Shirley Jones, who played a prostitute opposite Burt Lancaster in “Elmer Gantry,” said Brooks desperately wanted to win the best director Oscar for that film. “He was so wonderful at direction,” Jones said Wednesday. “My heart was broken when he didn’t get that.”
Del Reisman, president of Writers Guild of America, West, said Brooks was “tough as nails, but he wrote about the condition of the human heart with gentleness and understanding--a remarkable talent.”
Brooks was born May 18, 1912, in Philadelphia and educated at Temple University. But his real education came in the school of hard knocks. He began as a newspaperman in the Depression, but soon found himself “drifting around from one freight train to another, picking up a story here and there and selling it.”
He later became a sportswriter on the Philadelphia Record and worked for newspapers in Atlantic City and New York before switching to radio news writing because newspaper work paid so poorly.
After his stint in radio, he started a playhouse on Long Island, but abandoned that during the run of his most successful production and headed for Hollywood in his car.
“I spent all of this time at Grauman’s Chinese Theater hoping to see one movie star, but I never saw one,” he once said.
Just as he was about to give up on Tinseltown, he found a job writing original short stories that he read on the air for NBC. He had to write five a week for $25 a day. “I wrote like 250 stories in 11 months,” he said. “I’m lucky I didn’t get arrested for plagiarism.”
He put the word out that he was interested in screenwriting, and Universal assigned him to rewriting a screenplay that became “White Savage” with Maria Montez, Jon Hall and Sabu. Asked how much he wanted for the job, Brooks told a studio executive that he wanted $1,000 a week.
When the executive finally called him back, he told Brooks that he wouldn’t pay $1,000 a week. Why? Because the executive only made $250 a week. Brooks accepted $150 a week and was thankful that he only had to write one story.
Brooks’ feisty, independent and outspoken views didn’t make him the most popular man in Hollywood.
“I think I’m at war almost all the time, over one thing or another,” he said. “I know a lot of people don’t like me or what I think or how I work and function. But if someone thinks he can just dislike me right away, he’s got to wait. There are a lot of people ahead of him. I don’t enjoy that, but what can I do?

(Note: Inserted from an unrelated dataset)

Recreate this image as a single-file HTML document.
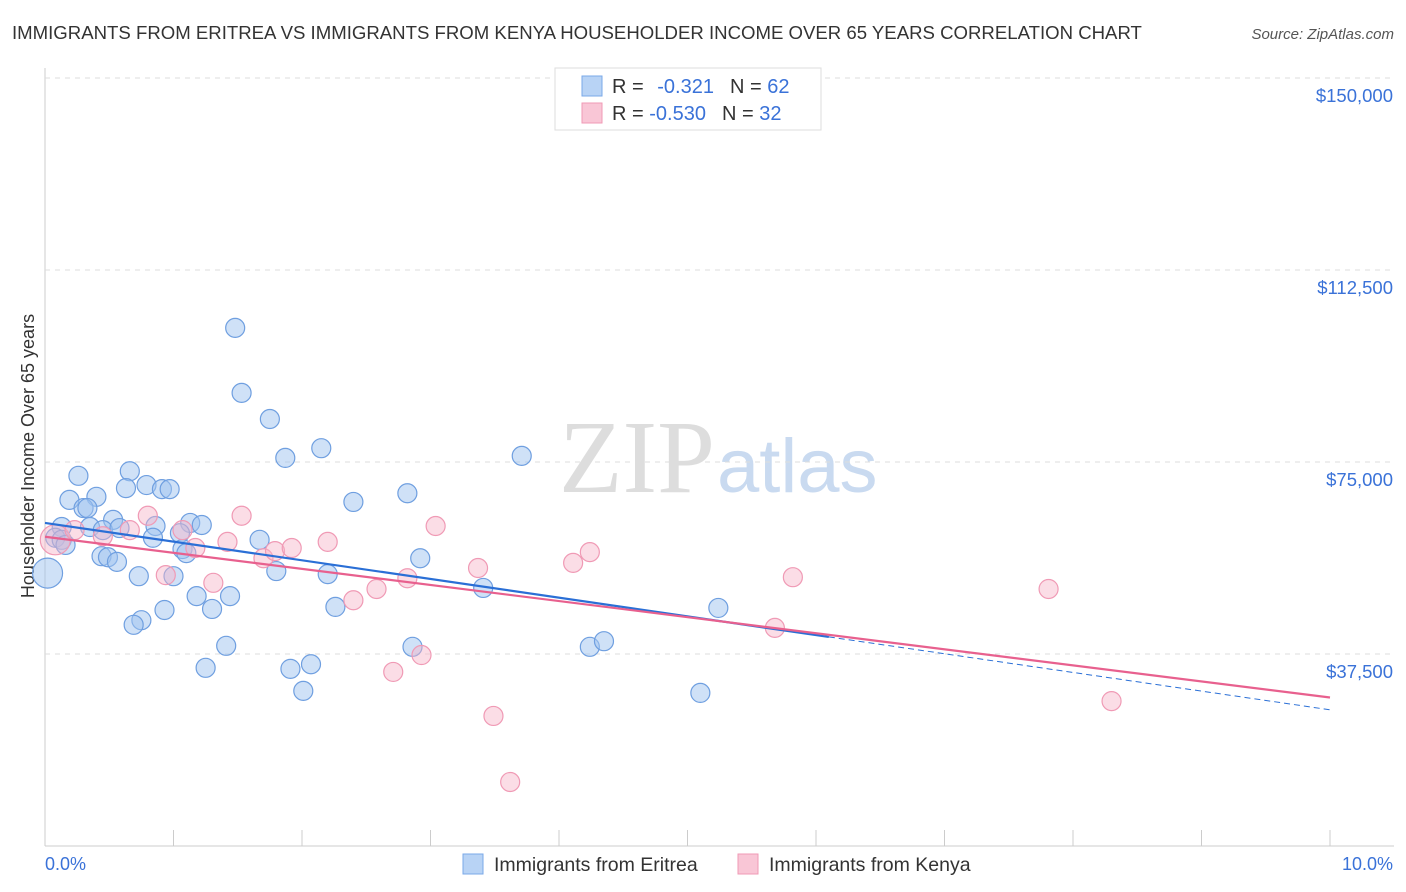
<!DOCTYPE html>
<html><head><meta charset="utf-8"><style>
body{margin:0;background:#fff;font-family:"Liberation Sans",sans-serif}
svg{display:block}
</style></head><body>
<svg id="c" width="1406" height="892">
<text x="12" y="39" font-size="18.6" fill="#333">IMMIGRANTS FROM ERITREA VS IMMIGRANTS FROM KENYA HOUSEHOLDER INCOME OVER 65 YEARS CORRELATION CHART</text>
<text x="1394" y="39" font-size="15" fill="#555" text-anchor="end" font-style="italic">Source: ZipAtlas.com</text>
<text x="715" y="492" font-size="104" fill="#ddd" text-anchor="end" font-family="Liberation Serif">ZIP</text>
<text x="717" y="492" font-size="76" fill="#c9daf0">atlas</text>
<text transform="translate(34,456) rotate(-90)" font-size="18" fill="#333" text-anchor="middle">Householder Income Over 65 years</text>
<g id="grid"></g><g id="pts"></g><g id="trend"></g>
<g>
<rect x="555" y="68" width="266" height="62" fill="#fff" stroke="#ddd"/>
<rect x="582" y="76" width="20" height="20" fill="#b8d3f5" stroke="#7aa8e8"/>
<rect x="582" y="103" width="20" height="20" fill="#f9c6d6" stroke="#f09ab5"/>
<text x="612" y="93" font-size="20" fill="#333">R = <tspan fill="#3a72d8" dx="8">-0.321</tspan><tspan dx="16" fill="#333">N = </tspan><tspan fill="#3a72d8">62</tspan></text>
<text x="612" y="120" font-size="20" fill="#333">R = <tspan fill="#3a72d8">-0.530</tspan><tspan dx="16" fill="#333">N = </tspan><tspan fill="#3a72d8">32</tspan></text>
</g>
<g>
<rect x="463" y="854" width="20" height="20" fill="#b8d3f5" stroke="#7aa8e8"/>
<text x="494" y="871" font-size="19.5" fill="#333">Immigrants from Eritrea</text>
<rect x="738" y="854" width="20" height="20" fill="#f9c6d6" stroke="#f09ab5"/>
<text x="769" y="871" font-size="19.5" fill="#333">Immigrants from Kenya</text>
</g>
<text x="45" y="870" font-size="18" fill="#3a72d8">0.0%</text>
<text x="1393" y="870" font-size="18" fill="#3a72d8" text-anchor="end">10.0%</text>
</svg>
<script>
const yTicks=[37500,75000,112500,150000];
const yTickLabels=["$37,500","$75,000","$112,500","$150,000"];
const eritreaX=[1.48,1.53,1.75,2.15,1.87,3.71,0.26,0.66,0.79,0.63,0.91,0.97,0.40,0.19,2.40,2.82,0.30,0.33,0.53,0.13,0.35,0.45,0.58,0.86,1.13,1.22,1.05,0.84,1.67,0.08,0.13,0.16,1.07,1.10,0.44,0.49,0.56,2.92,1.80,2.20,0.73,1.00,0.02,3.41,1.18,1.44,0.93,1.30,2.26,5.24,0.75,0.69,1.41,2.86,4.24,4.35,1.25,1.91,2.07,2.01,5.10];
const eritreaY=[101200,88500,83400,77700,75800,76200,72300,73200,70500,69900,69700,69700,68200,67600,67200,68900,66000,66000,63700,62300,62300,61700,62100,62500,63100,62700,61100,60200,59800,60200,59800,58800,58000,57200,56600,56400,55500,56200,53700,53100,52700,52700,53300,50400,48800,48800,46100,46300,46700,46500,44100,43200,39100,38900,38900,40000,34800,34600,35500,30300,29900];
const kenyaX=[0.08,0.23,0.45,0.66,0.80,1.07,1.17,1.42,1.53,0.94,1.31,1.70,1.79,1.92,2.20,2.40,2.58,2.71,2.82,2.93,3.04,3.37,3.49,3.62,4.11,4.24,5.68,5.82,7.81,8.30];
const kenyaY=[59800,61700,60500,61700,64500,61700,58200,59400,64500,52900,51400,56200,57600,58200,59400,48000,50200,34000,52300,37300,62500,54300,25400,12500,55300,57400,42600,52500,50200,28300];
const eritreaTrend=[63100,26600];
const kenyaTrend=[60400,29000];
const X=v=>45+v*128.5, Y=v=>846-v*0.00512;
const NS="http://www.w3.org/2000/svg";
function mk(t,a,p){const e=document.createElementNS(NS,t);for(const k in a)e.setAttribute(k,a[k]);p.appendChild(e);return e;}
const g=document.getElementById('grid');
mk('line',{x1:45,y1:68,x2:45,y2:846,stroke:'#ccc'},g);
mk('line',{x1:45,y1:846,x2:1394,y2:846,stroke:'#ccc'},g);
for(let i=1;i<=10;i++){const l=mk('line',{x1:X(i),y1:830,x2:X(i),y2:846,stroke:'#ccc'},g);}
yTicks.forEach((t,i)=>{const l=mk('line',{x1:45,y1:Y(t),x2:1394,y2:Y(t),stroke:'#ddd','stroke-dasharray':'5,5'},g);
const tx=mk('text',{x:1393,y:Y(t)+24,'font-size':18.5,fill:'#3a72d8','text-anchor':'end'},g);tx.textContent=yTickLabels[i];});
const p=document.getElementById('pts');
eritreaX.forEach((x,i)=>{const r=(i==42)?15:9.5;const c=mk('circle',{cx:X(x),cy:Y(eritreaY[i]),r:r,fill:'rgba(160,196,240,0.5)',stroke:'#6f9fe0','stroke-width':1.2},p);});
kenyaX.forEach((x,i)=>{const r=(i==0)?15:9.5;const c=mk('circle',{cx:X(x),cy:Y(kenyaY[i]),r:r,fill:'rgba(247,180,200,0.45)',stroke:'#f09ab5','stroke-width':1.2},p);});
const tr=document.getElementById('trend');
const by=x=>eritreaTrend[0]+(eritreaTrend[1]-eritreaTrend[0])*x/10;
let l1=mk('line',{x1:X(0),y1:Y(by(0)),x2:X(6.1),y2:Y(by(6.1)),stroke:'#2a6fd6','stroke-width':2.2},tr);

let l2=mk('line',{x1:X(6.1),y1:Y(by(6.1)),x2:X(10),y2:Y(by(10)),stroke:'#2a6fd6','stroke-width':1,'stroke-dasharray':'6,4'},tr);

let l3=mk('line',{x1:X(0),y1:Y(kenyaTrend[0]),x2:X(10),y2:Y(kenyaTrend[1]),stroke:'#e8608e','stroke-width':2.2},tr);

</script>
</body></html>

I may demand more, but no more than I ask from myself.”
His achievements on screen, however, were beyond question. In October, 1990, the Directors Guild and the Writers Guild--who have often waged bitter wars against one another--joined forces to present Brooks with their first combined Lifetime Achievement Award.
Charles Champlin, then The Times’ arts editor, called the ceremony “one of those uncommon Hollywood evenings toned by genuine affection in lieu of hypocrisy, envy or ceremonial duty” honoring a man who “has still not lost the feisty, crew-cut, tie-less, damn-the-brass militancy of the wartime Marine he once was.” Some years earlier, Brooks had some advice for those who dreamed the Hollywood dream.
“If you’re thinking of getting into the movies, you better like it a whole lot,” he said. “You better love making movies. Because it’s not easy--it’s not easy to make even a bad movie. You better be prepared to eat it, unsalted, because that’s the job of a movie maker. You better like it, because that’s what you’re going to have to do.”
Brooks’ 36 films captured 11 Academy Award nominations, seven Writers Guild Award nominations and five Directors Guild nominations.
In 1961, he married actress Jean Simmons, a star he directed in “Elmer Gantry.” He is survived by a daughter, Kate, and a stepdaughter, Tracy Granger. Funeral services will be private and a memorial service at the Writers Guild of America headquarters is pending.